The benefits of the carbon credit market are many, but there are also a number of genuine risk management concerns. Chief among them is the political risk associated with projects in developing and potentially unstable parts of the world.

Investors could face expropriation, nationalization or confiscation of a project, its assets and the stream of carbon credits it would generate. Political violence or civil unrest could also damage a project or prevent it from operating effectively.

A related risk is the potential of contract frustration by a government ministry or agency with the responsibility to approve the issuance of carbon credits. The possibility exists that a controlling agency might deny the issuance of credits for purely political reasons, rather than bona fide commercial reasons, preventing investors from realizing anticipated returns. There may also be a need for more comprehensive credit insurance associated with the export of goods and services, which can include the sale of carbon credits.

Investors must also contend with the spectre of regulatory or legal risk. Since the carbon credit market would not exist in the absence of the Kyoto Protocol, any significant change in the international regulatory or legal framework related to Kyoto -- such as, for example, expiration and non-renewal of Kyoto -- would have an immediate and profound impact on the economic viability of carbon credit projects.

Finally, the global response to Kyoto is driving the development of many technological innovations. As is generally the case when new technologies are involved, there are risks that innovations may not perform as designed, with resultant financial loss to investors.

Insurance carriers with sufficient global capabilities and product portfolios will be important participants in the continued viability and growth of the carbon credit market. Political risk coverages of the types needed to insure CDMs have long been staples of multi-national risk management programs. Insurance products for emerging and alternative energy technologies are already available from forward-looking insurance carriers, with future products in the pipeline.
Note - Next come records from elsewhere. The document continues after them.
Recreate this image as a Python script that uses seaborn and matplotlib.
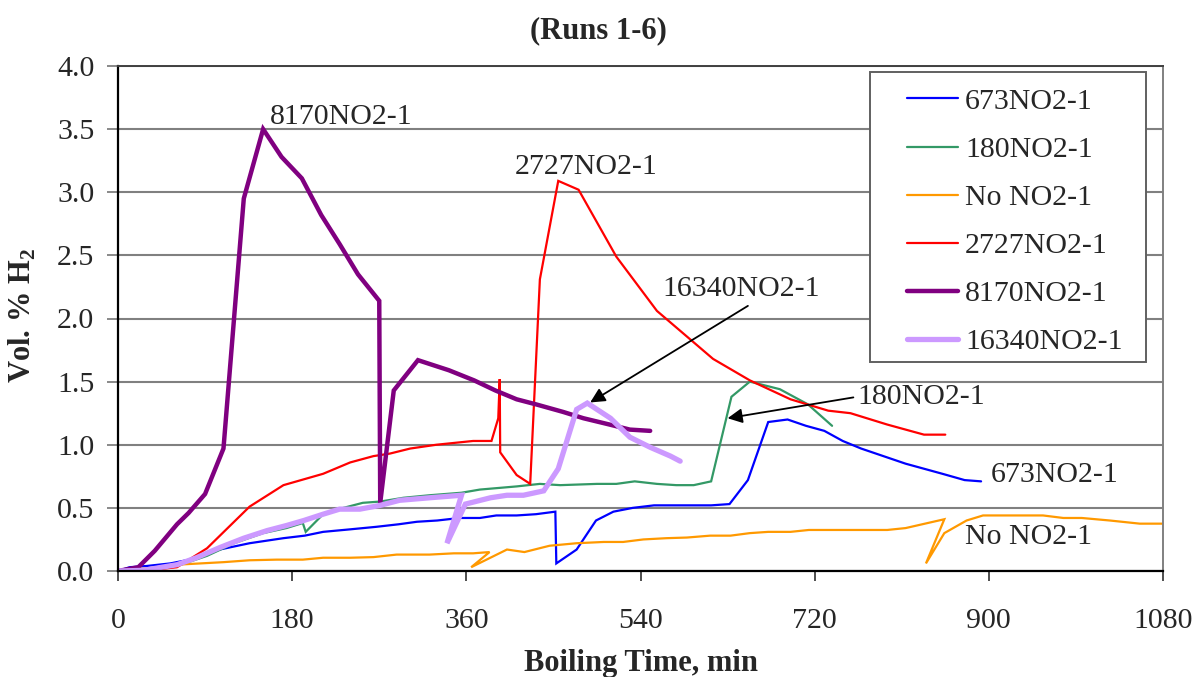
import numpy as np
import pandas as pd
import matplotlib
matplotlib.use("Agg")
import matplotlib.pyplot as plt
from matplotlib.patches import Rectangle
import seaborn as sns

# ---- data: boiling time (min) and H2 concentration (vol. %) for each run ----
t_673 = [0, 12, 30, 54, 74, 105, 136, 171, 193, 212, 240, 267, 290, 309, 330, 353, 374, 391,
         412, 432, 452, 453, 474, 494, 512, 532, 554, 575, 594, 613, 632, 651, 672, 692, 711,
         730, 749, 768, 791, 814, 833, 852, 875, 892]
v_673 = [0, 0.03, 0.04, 0.06, 0.09, 0.17, 0.22, 0.26, 0.28, 0.31, 0.33, 0.35, 0.37, 0.39, 0.40,
         0.42, 0.42, 0.44, 0.44, 0.45, 0.47, 0.06, 0.17, 0.40, 0.47, 0.50, 0.52, 0.52, 0.52, 0.52,
         0.53, 0.72, 1.18, 1.20, 1.15, 1.11, 1.03, 0.97, 0.91, 0.85, 0.81, 0.77, 0.72, 0.71]

t_180 = [0, 30, 61, 92, 120, 150, 174, 191, 194, 212, 233, 253, 271, 295, 322, 355, 374, 412,
         436, 457, 495, 515, 534, 557, 577, 595, 613, 634, 653, 684, 713, 738]
v_180 = [0, 0.01, 0.04, 0.12, 0.22, 0.30, 0.34, 0.38, 0.31, 0.45, 0.50, 0.54, 0.55, 0.58, 0.60,
         0.62, 0.645, 0.67, 0.69, 0.68, 0.69, 0.69, 0.71, 0.69, 0.68, 0.68, 0.71, 1.38, 1.50, 1.44,
         1.32, 1.15]

t_no = [0, 30, 61, 109, 136, 164, 191, 212, 240, 264, 288, 322, 347, 367, 384, 365, 402, 420,
        446, 474, 502, 522, 543, 567, 588, 612, 633, 653, 672, 695, 714, 795, 814, 854, 835, 854,
        877, 894, 956, 977, 996, 1025, 1056, 1080]
v_no = [0, 0.02, 0.05, 0.07, 0.085, 0.09, 0.09, 0.105, 0.105, 0.11, 0.13, 0.13, 0.14, 0.14, 0.15,
        0.03, 0.17, 0.15, 0.20, 0.22, 0.23, 0.23, 0.25, 0.26, 0.265, 0.28, 0.28, 0.30, 0.31, 0.31,
        0.325, 0.325, 0.34, 0.41, 0.06, 0.30, 0.40, 0.44, 0.44, 0.42, 0.42, 0.40, 0.375, 0.375]

t_2727 = [0, 37, 61, 92, 116, 136, 171, 212, 240, 264, 281, 302, 329, 367, 386, 393, 394.5, 395,
          412, 426, 436, 455, 476, 515, 557, 615, 653, 695, 734, 757, 795, 814, 833, 855]
v_2727 = [0, 0.01, 0.03, 0.18, 0.36, 0.51, 0.68, 0.77, 0.86, 0.91, 0.93, 0.97, 1.00, 1.03, 1.03,
          1.21, 1.52, 0.94, 0.76, 0.69, 2.31, 3.09, 3.02, 2.49, 2.06, 1.68, 1.51, 1.36, 1.27, 1.25,
          1.16, 1.12, 1.08, 1.08]

t_8170 = [0, 21, 38, 61, 73, 90, 109, 130, 150, 169, 190, 210, 229, 248, 270, 271, 285, 310,
          342, 368, 390, 412, 432, 460, 481, 508, 529, 550]
v_8170 = [0, 0.03, 0.16, 0.37, 0.46, 0.61, 0.97, 2.95, 3.50, 3.28, 3.11, 2.82, 2.59, 2.35, 2.14,
          0.54, 1.43, 1.67, 1.59, 1.51, 1.43, 1.36, 1.32, 1.26, 1.21, 1.16, 1.12, 1.11]

t_16340 = [0, 26, 61, 81, 105, 130, 154, 174, 192, 212, 229, 250, 271, 291, 322, 355, 340, 359,
           385, 402, 419, 440, 455, 474, 485, 509, 529, 550, 571, 581]
v_16340 = [0, 0.005, 0.05, 0.105, 0.185, 0.26, 0.32, 0.36, 0.40, 0.45, 0.49, 0.49, 0.52, 0.56,
           0.58, 0.60, 0.22, 0.53, 0.58, 0.60, 0.60, 0.635, 0.81, 1.28, 1.33, 1.21, 1.06, 0.98,
           0.91, 0.87]

run_names = ["673NO2-1", "180NO2-1", "No NO2-1", "2727NO2-1", "8170NO2-1", "16340NO2-1"]
run_times = [t_673, t_180, t_no, t_2727, t_8170, t_16340]
run_values = [v_673, v_180, v_no, v_2727, v_8170, v_16340]
run_colors = ["#0000FF", "#339966", "#FF9900", "#FF0000", "#800080", "#CC99FF"]
run_widths = [1.6, 1.6, 1.6, 1.6, 3.2, 3.8]

x_ticks = [0, 180, 360, 540, 720, 900, 1080]
y_ticks = [0.0, 0.5, 1.0, 1.5, 2.0, 2.5, 3.0, 3.5, 4.0]

# ---- style ----
sns.set_style("white")
plt.rcParams["font.family"] = ["Liberation Serif", "DejaVu Serif"]
plt.rcParams["mathtext.fontset"] = "custom"
plt.rcParams["mathtext.rm"] = "Liberation Serif"
plt.rcParams["mathtext.bf"] = "Liberation Serif:bold"

FS = 21.5
W, H = 1195, 677
fig = plt.figure(figsize=(W / 100, H / 100), dpi=100)
ax = fig.add_axes([118 / W, 1 - 571 / H, (1163 - 118) / W, (571 - 66) / H])

for name, t, v, c, lw in zip(run_names, run_times, run_values, run_colors, run_widths):
    df = pd.DataFrame({"time": t, "h2": v})
    sns.lineplot(data=df, x="time", y="h2", sort=False, estimator=None,
                 color=c, lw=lw, label=name, ax=ax, solid_joinstyle="miter")

ax.set_xlim(0, 1080)
ax.set_ylim(0, 4.0)
ax.set_xticks(x_ticks)
ax.set_yticks(y_ticks)
ax.set_yticklabels([f"{y:.1f}" for y in y_ticks])
ax.grid(axis="y", color="#808080", lw=1.5)
ax.grid(axis="x", visible=False)
ax.set_axisbelow(True)

for side in ["left", "bottom"]:
    ax.spines[side].set_color("black")
    ax.spines[side].set_linewidth(1.6)
ax.spines["top"].set_color("#404040")
ax.spines["top"].set_linewidth(1.4)
ax.spines["right"].set_color("#808080")
ax.spines["right"].set_linewidth(1.4)

ax.tick_params(axis="x", direction="out", length=7, width=1.3, color="#404040",
               labelsize=FS, pad=20, bottom=True)
ax.tick_params(axis="y", direction="out", length=8, width=1.3, color="#808080",
               labelsize=FS, pad=9, left=True)

ax.set_xlabel("Boiling Time, min", fontsize=22, fontweight="bold")
ax.xaxis.set_label_coords(0.5, (571 - 664) / 505)
ax.xaxis.label.set_va("center")
ax.set_ylabel(r"Vol. % H$_\mathbf{2}$", fontsize=22, fontweight="bold")
ax.yaxis.set_label_coords((22 - 118) / 1045, (571 - 316) / 505)
ax.yaxis.label.set_va("center")

fig.text(598 / W, 1 - 31 / H, "(Runs 1-6)", ha="center", va="center",
         fontsize=22, fontweight="bold")

# ---- labels on the curves ----
ax.text(157, 3.6, "8170NO2-1", fontsize=FS, va="center", ha="left")
ax.text(410, 3.2, "2727NO2-1", fontsize=FS, va="center", ha="left")
ax.text(563, 2.23, "16340NO2-1", fontsize=FS, va="center", ha="left")
ax.text(764, 1.375, "180NO2-1", fontsize=FS, va="center", ha="left")
ax.text(902, 0.76, "673NO2-1", fontsize=FS, va="center", ha="left")
ax.text(875, 0.27, "No NO2-1", fontsize=FS, va="center", ha="left")

arrow_kw = dict(arrowstyle="-|>", color="black", lw=1.3, mutation_scale=22,
                shrinkA=0, shrinkB=0)
ax.annotate("", xy=(488, 1.335), xytext=(651, 2.10), arrowprops=arrow_kw)
ax.annotate("", xy=(630, 1.21), xytext=(760, 1.375), arrowprops=arrow_kw)

# ---- legend with its own frame ----
leg = ax.legend(loc="upper left", bbox_to_anchor=(907 / W, 1 - 88 / H),
                bbox_transform=fig.transFigure, frameon=False, fontsize=FS,
                borderpad=0, borderaxespad=0, handlelength=1.7, handletextpad=0.25,
                labelspacing=0.71)
fig.add_artist(Rectangle((870 / W, 1 - 362 / H), (1146 - 870) / W, (362 - 72) / H,
                         transform=fig.transFigure, fill=True, facecolor="white",
                         edgecolor="#606060", lw=1.4, zorder=2))
leg.set_zorder(3)
fig.add_artist(leg)

fig.savefig("out.png", dpi=100)
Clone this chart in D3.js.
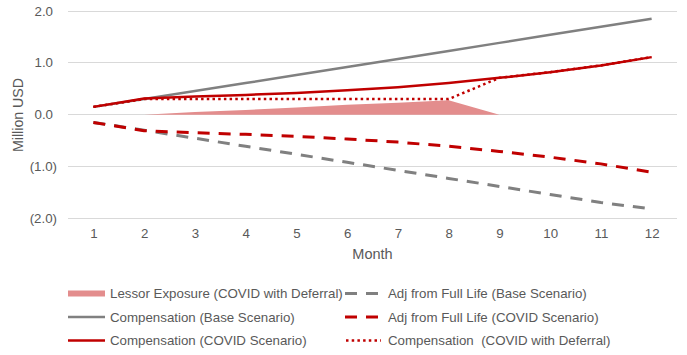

Whatever the rewards and risks of the carbon credit market, the most encouraging aspect is a recognition that the private sector can be a progressive force in achieving important environmental goals. The Canadian experience is an example.

Canada has always been a society with highly developed environmental sensibilities, due largely to the country's transcendent natural beauty. As a signatory to the Kyoto Protocol, those sensibilities are now codified in environmental regulation. However, many Canadian companies have long demonstrated genuine environmental awareness, even extending to the adoption of voluntary commitments to reduce their carbon footprints. For many Canadian companies, participation in the carbon credit marketplace is providing an important bridge to a greener future, while ensuring economic viability and competitiveness in the present.

Global insurers with the presence, knowledge and resources to support this effort will be challenged to deliver innovative products to help manage the risks of a shifting environmental paradigm. If history is any guide, we have no doubt the industry will be up to the challenge and will be a major contributor to the greener future that all of us hope to achieve.